start SOURCE DATA
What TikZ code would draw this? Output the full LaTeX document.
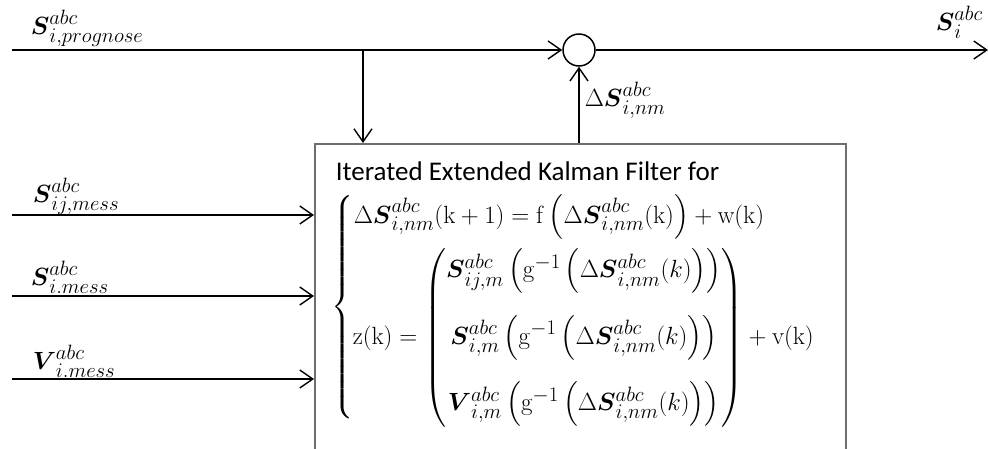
\documentclass[tikz,border=0pt]{standalone}
\usepackage{amsmath}
\usepackage[no-math]{fontspec}
\setmainfont{Carlito}
\usetikzlibrary{arrows.meta}
\definecolor{boxgray}{HTML}{6E6E6E}
\begin{document}
\begin{tikzpicture}[x=1pt,y=1pt,line width=1.5pt,
  arr/.style={-{Straight Barb[length=13pt,width=18pt,line width=1.4pt]}},
  lbl/.style={anchor=base west,inner sep=0pt,font=\fontsize{28}{32}\selectfont},
  titlefont/.style={font=\fontsize{27}{32}\selectfont},
  eqfont/.style={font=\fontsize{30}{36}\selectfont,inner sep=0pt}]
\useasboundingbox (0,0) rectangle (988,-448);
\clip (0,0) rectangle (988,-448);
\node[draw=boxgray,rectangle,anchor=north west,minimum width=531pt,minimum height=330pt,inner sep=0pt] (ekf) at (314,-143) {};
\node[draw,circle,minimum size=32pt,inner sep=0pt] (sum) at (579,-50) {};
\coordinate (pin) at (12,-50);
\coordinate (pout) at (988,-50);
\coordinate (br) at (363,-50);
\coordinate (in1) at (12,-215);
\coordinate (in2) at (12,-296);
\coordinate (in3) at (12,-379);
\draw[arr] (pin) -- (sum);
\draw[arr] (sum) -- (pout);
\draw[arr] (br) -- (br |- ekf.north);
\draw[arr] (sum |- ekf.north) -- (sum);
\draw[arr] (in1) -- (in1 -| ekf.west);
\draw[arr] (in2) -- (in2 -| ekf.west);
\draw[arr] (in3) -- (in3 -| ekf.west);
\node[lbl] (lprog) at (30,-34) {$\boldsymbol{S}^{abc}_{i,prognose}$};
\node[lbl] (lout) at (935,-30) {$\boldsymbol{S}^{abc}_{i}$};
\node[lbl] (ldelta) at (584,-106) {$\Delta\boldsymbol{S}^{abc}_{i,nm}$};
\node[lbl] (lij) at (32,-202) {$\boldsymbol{S}^{abc}_{ij,mess}$};
\node[lbl] (li) at (30,-285) {$\boldsymbol{S}^{abc}_{i.mess}$};
\node[lbl] (lv) at (32,-369) {$\boldsymbol{V}^{abc}_{i.mess}$};
\node[titlefont,anchor=base west,inner sep=0pt] (title) at (335,-180) {Iterated Extended Kalman Filter for};
\node[eqfont] (brace) at (343,-307) {$\left\{\vcenter{\hbox{\vrule height 218pt width 0pt}}\right.$};
\node[eqfont,anchor=base west] (eqa) at (353,-223) {$\displaystyle\Delta\boldsymbol{S}^{abc}_{i,nm}(\mathrm{k}+1)=\mathrm{f}\left(\Delta\boldsymbol{S}^{abc}_{i,nm}(\mathrm{k})\right)+\mathrm{w}(\mathrm{k})$};
\node[eqfont,anchor=base west] (eqb) at (352,-344) {$\displaystyle\mathrm{z}(\mathrm{k})=\begin{pmatrix}
\boldsymbol{S}^{abc}_{ij,m}\left(\mathrm{g}^{-1}\left(\Delta\boldsymbol{S}^{abc}_{i,nm}(k)\right)\right)\\[27pt]
\boldsymbol{S}^{abc}_{i,m}\left(\mathrm{g}^{-1}\left(\Delta\boldsymbol{S}^{abc}_{i,nm}(k)\right)\right)\\[27pt]
\boldsymbol{V}^{abc}_{i,m}\left(\mathrm{g}^{-1}\left(\Delta\boldsymbol{S}^{abc}_{i,nm}(k)\right)\right)
\end{pmatrix}+\mathrm{v}(\mathrm{k})$};
\end{tikzpicture}
\end{document}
end SOURCE DATA
Omit the pictures and give the material again, exactly and in full.

What TikZ code would draw this? Output the full LaTeX document.
\documentclass[tikz,border=0pt]{standalone}
\usepackage{amsmath}
\usepackage[no-math]{fontspec}
\setmainfont{Carlito}
\usetikzlibrary{arrows.meta}
\definecolor{boxgray}{HTML}{6E6E6E}
\begin{document}
\begin{tikzpicture}[x=1pt,y=1pt,line width=1.5pt,
  arr/.style={-{Straight Barb[length=13pt,width=18pt,line width=1.4pt]}},
  lbl/.style={anchor=base west,inner sep=0pt,font=\fontsize{28}{32}\selectfont},
  titlefont/.style={font=\fontsize{27}{32}\selectfont},
  eqfont/.style={font=\fontsize{30}{36}\selectfont,inner sep=0pt}]
\useasboundingbox (0,0) rectangle (988,-448);
\clip (0,0) rectangle (988,-448);
\node[draw=boxgray,rectangle,anchor=north west,minimum width=531pt,minimum height=330pt,inner sep=0pt] (ekf) at (314,-143) {};
\node[draw,circle,minimum size=32pt,inner sep=0pt] (sum) at (579,-50) {};
\coordinate (pin) at (12,-50);
\coordinate (pout) at (988,-50);
\coordinate (br) at (363,-50);
\coordinate (in1) at (12,-215);
\coordinate (in2) at (12,-296);
\coordinate (in3) at (12,-379);
\draw[arr] (pin) -- (sum);
\draw[arr] (sum) -- (pout);
\draw[arr] (br) -- (br |- ekf.north);
\draw[arr] (sum |- ekf.north) -- (sum);
\draw[arr] (in1) -- (in1 -| ekf.west);
\draw[arr] (in2) -- (in2 -| ekf.west);
\draw[arr] (in3) -- (in3 -| ekf.west);
\node[lbl] (lprog) at (30,-34) {$\boldsymbol{S}^{abc}_{i,prognose}$};
\node[lbl] (lout) at (935,-30) {$\boldsymbol{S}^{abc}_{i}$};
\node[lbl] (ldelta) at (584,-106) {$\Delta\boldsymbol{S}^{abc}_{i,nm}$};
\node[lbl] (lij) at (32,-202) {$\boldsymbol{S}^{abc}_{ij,mess}$};
\node[lbl] (li) at (30,-285) {$\boldsymbol{S}^{abc}_{i.mess}$};
\node[lbl] (lv) at (32,-369) {$\boldsymbol{V}^{abc}_{i.mess}$};
\node[titlefont,anchor=base west,inner sep=0pt] (title) at (335,-180) {Iterated Extended Kalman Filter for};
\node[eqfont] (brace) at (343,-307) {$\left\{\vcenter{\hbox{\vrule height 218pt width 0pt}}\right.$};
\node[eqfont,anchor=base west] (eqa) at (353,-223) {$\displaystyle\Delta\boldsymbol{S}^{abc}_{i,nm}(\mathrm{k}+1)=\mathrm{f}\left(\Delta\boldsymbol{S}^{abc}_{i,nm}(\mathrm{k})\right)+\mathrm{w}(\mathrm{k})$};
\node[eqfont,anchor=base west] (eqb) at (352,-344) {$\displaystyle\mathrm{z}(\mathrm{k})=\begin{pmatrix}
\boldsymbol{S}^{abc}_{ij,m}\left(\mathrm{g}^{-1}\left(\Delta\boldsymbol{S}^{abc}_{i,nm}(k)\right)\right)\\[27pt]
\boldsymbol{S}^{abc}_{i,m}\left(\mathrm{g}^{-1}\left(\Delta\boldsymbol{S}^{abc}_{i,nm}(k)\right)\right)\\[27pt]
\boldsymbol{V}^{abc}_{i,m}\left(\mathrm{g}^{-1}\left(\Delta\boldsymbol{S}^{abc}_{i,nm}(k)\right)\right)
\end{pmatrix}+\mathrm{v}(\mathrm{k})$};
\end{tikzpicture}
\end{document}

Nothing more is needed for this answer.